* Start Data section *
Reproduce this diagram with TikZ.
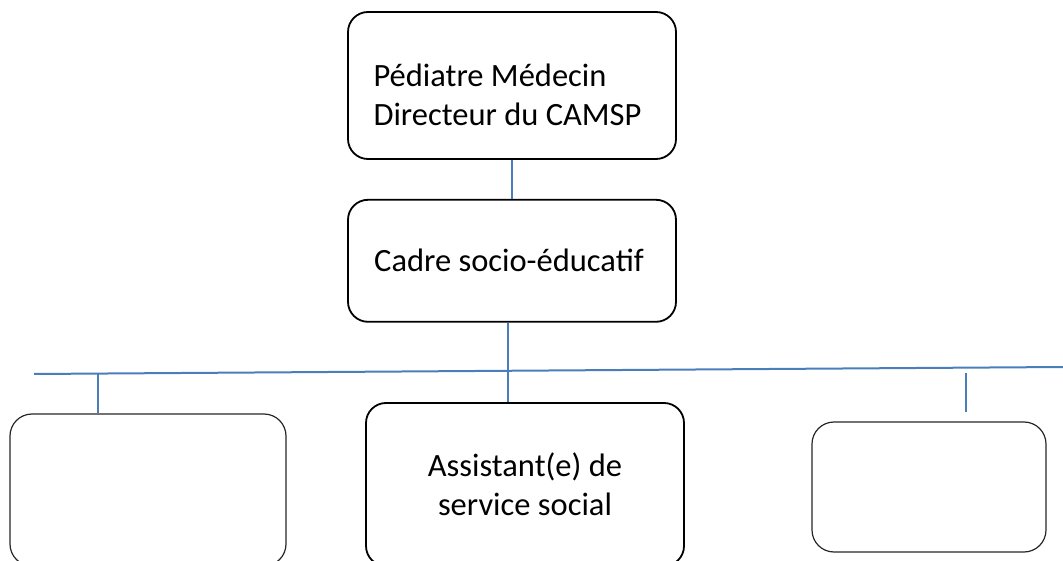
\documentclass[tikz,border=0pt]{standalone}
\usepackage{fontspec}
\setmainfont{Carlito}
\usetikzlibrary{calc, positioning}

\definecolor{linkblue}{HTML}{4A7EBB}

\tikzset{
  post/.style={draw=black, line width=1.8pt, rounded corners=20pt, inner sep=0pt},
  emptypost/.style={draw=black!85, line width=1.2pt, rounded corners=22pt, inner sep=0pt},
  link/.style={draw=linkblue, line width=2pt}
}

\begin{document}
\begin{tikzpicture}[x=1pt, y=-1pt, font=\fontsize{32.5}{39}\selectfont]
\useasboundingbox (0,0) rectangle (1063,561);
\clip (0,0) rectangle (1063,561);

\node[post, minimum width=328pt, minimum height=147pt, align=left] (directeur) at (512,85.5)
{\rule{0pt}{42pt}Pédiatre Médecin\\Directeur du CAMSP\hspace*{9pt}};

\node[post, minimum width=328pt, minimum height=122pt, below=39pt of directeur] (cadre)
{Cadre socio-éducatif\hspace*{6pt}};

\node[post, minimum width=318pt, minimum height=163pt, align=center] (assistant) at (525,484.5)
{Assistant(e) de\\service social};

\node[emptypost, minimum width=276pt, minimum height=152pt] (gauche) at (148,490) {};
\node[emptypost, minimum width=234pt, minimum height=130pt] (droite) at (929,487) {};

% the long rail, it goes a bit uphill to the right
\coordinate (railL) at (34,374);
\coordinate (railR) at (1063,367);
\draw[link] (railL) -- (railR);

\draw[link] (directeur.south) -- (cadre.north);
\coordinate (drop) at ($(cadre.south)+(-4,0)$);
\draw[link] (drop) -- (drop |- assistant.north);
\draw[link] ($(gauche.north)+(-50,0)$) -- ++(0,-40);
\draw[link] ($(droite.north)+(37,-9)$) -- ++(0,-39);% not touching the rail

\end{tikzpicture}
\end{document}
* End Data section *
Leave out the pictures and output the rest of the material exactly as written.

Solution for this task:
Reproduce this diagram with TikZ.
\documentclass[tikz,border=0pt]{standalone}
\usepackage{fontspec}
\setmainfont{Carlito}
\usetikzlibrary{calc, positioning}

\definecolor{linkblue}{HTML}{4A7EBB}

\tikzset{
  post/.style={draw=black, line width=1.8pt, rounded corners=20pt, inner sep=0pt},
  emptypost/.style={draw=black!85, line width=1.2pt, rounded corners=22pt, inner sep=0pt},
  link/.style={draw=linkblue, line width=2pt}
}

\begin{document}
\begin{tikzpicture}[x=1pt, y=-1pt, font=\fontsize{32.5}{39}\selectfont]
\useasboundingbox (0,0) rectangle (1063,561);
\clip (0,0) rectangle (1063,561);

\node[post, minimum width=328pt, minimum height=147pt, align=left] (directeur) at (512,85.5)
{\rule{0pt}{42pt}Pédiatre Médecin\\Directeur du CAMSP\hspace*{9pt}};

\node[post, minimum width=328pt, minimum height=122pt, below=39pt of directeur] (cadre)
{Cadre socio-éducatif\hspace*{6pt}};

\node[post, minimum width=318pt, minimum height=163pt, align=center] (assistant) at (525,484.5)
{Assistant(e) de\\service social};

\node[emptypost, minimum width=276pt, minimum height=152pt] (gauche) at (148,490) {};
\node[emptypost, minimum width=234pt, minimum height=130pt] (droite) at (929,487) {};

% the long rail, it goes a bit uphill to the right
\coordinate (railL) at (34,374);
\coordinate (railR) at (1063,367);
\draw[link] (railL) -- (railR);

\draw[link] (directeur.south) -- (cadre.north);
\coordinate (drop) at ($(cadre.south)+(-4,0)$);
\draw[link] (drop) -- (drop |- assistant.north);
\draw[link] ($(gauche.north)+(-50,0)$) -- ++(0,-40);
\draw[link] ($(droite.north)+(37,-9)$) -- ++(0,-39);% not touching the rail

\end{tikzpicture}
\end{document}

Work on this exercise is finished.